Saturday, August 30, 2014

Game Development Practice

LCR Tubes with less fun instructions inside.
I found Eric Zimmerman's blog a while back and have enjoyed his series of posts about how he teaches game design. Particularly this one about fixing broken games. Like most geeks, I like games. I like playing them, thinking about them, how could I make them better, how can I make my own...

Zimmerman explains broken games as ones with no meaningful outcomes. Almost exactly the same conclusion I made, except I defined it as the player having no bearing on the outcome. No doubt I picked this idea up years ago from Sid Meier's idea of games being "a series of interesting choices".

Zimmerman lists five broken game examples; War, Rock-Paper-Scissors, The Dice Game, The Number Guessing Game, and Matching Pennies. The assignment in his post is to create a variation on one of these games to fix the broken aspect.

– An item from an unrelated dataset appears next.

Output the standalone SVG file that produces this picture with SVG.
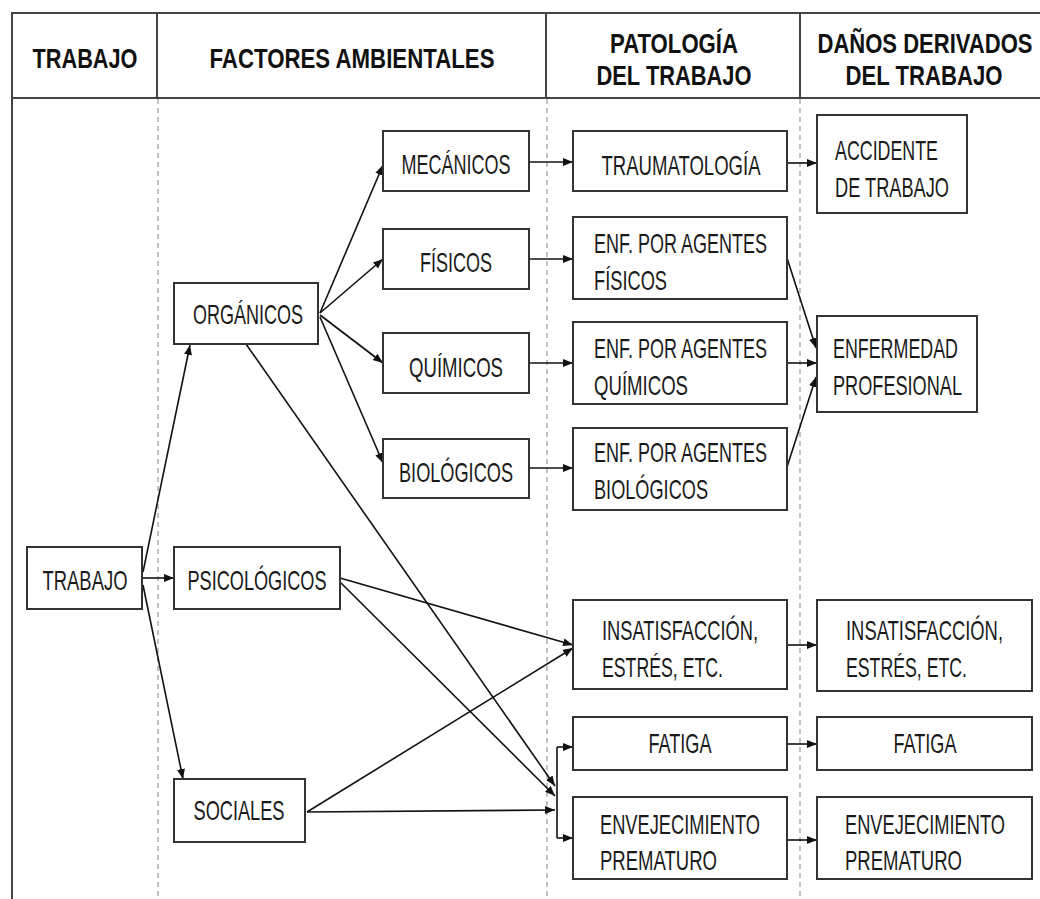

I'd like to do this assignment, but I'm going to choose a different broken game: LCR. Here are the original rules (as best I can recall).
  • The game has 3 custom dice; half the sides are a dot, one side is an R, one is an L, and the final is C.
  • There must be 3 or more players (too many make for a long game too few is more boring).
  • Each player starts with 3 tokens (or quarters to make the random win more exciting).
  • On each players turn they rolls a die for each token they control, max 3.
  • If a player controls no tokens, they are still in the game but cannot roll dice on their turn.
  • The player will pass a token right for each R rolled, to the left for each L rolled, and put a token in the center for each C rolled.
  • The final player to be the only one with tokens, wins (and gets the quarters in the center if playing with money).
It's a simple game, and can even be fun. I think it's a party favorite because inebriated people don't have to make decisions.

I've played this silly little game many times, and every time I can't help but think we're just waiting to find out what the random outcome will be (I'm rarely inebriated). Until I read Zimmerman's post, it never occurred to me to think about how I could change the game. 

This is what I came up with (unchanged rules are grey):

  • The game has 3 custom dice; half the sides are a dot, one side is an R, one is an L, and the final is C.
  • There must be 3 or more players (too many make for a long game too few is more boring).
  • Each player starts with 4 tokens (or quarters to make the random win more exciting).
  • On each players turn they rolls a die for each token they control, max 3.
  • Before dice roll, the player will pass one token to the right or left.
  • If a player controls no tokens, they are still in the game but cannot roll dice on their turn.
  • The player will pass a token right for each R rolled, to the left for each L rolled, and put a token in the center for each C rolled.
  • If a player rolls three dots, they take a token (if available) from the left or right player.
  • The final player to be the only one with tokens, wins (and gets the quarters in the center if playing with money).

I didn't change much. I felt it was important to use the same dice as the original game. Everyone will start with 4 tokens (now a nice round dollar if you're playing with quarters), and pass one before the roll. At the beginning of the game the choice is arbitrary. As it goes on though I hope this will make things more interesting. Will you pass to the player with more tokens than you, or to the player with none? Having the player pass before the roll makes players with only one token effectively out of the game, but still with a decision to make.
The other decision making change is when a player rolls 3 dots, there is a 1 in 8 chance a player will roll this if they have 3 tokens (based on my experiences this is more common than you'd think). These two changes give players some deciding power on tokens going out and coming in.

Unlike the real assignment I haven't been able to do any play testing (the number of people I know willing to play table top games is sad).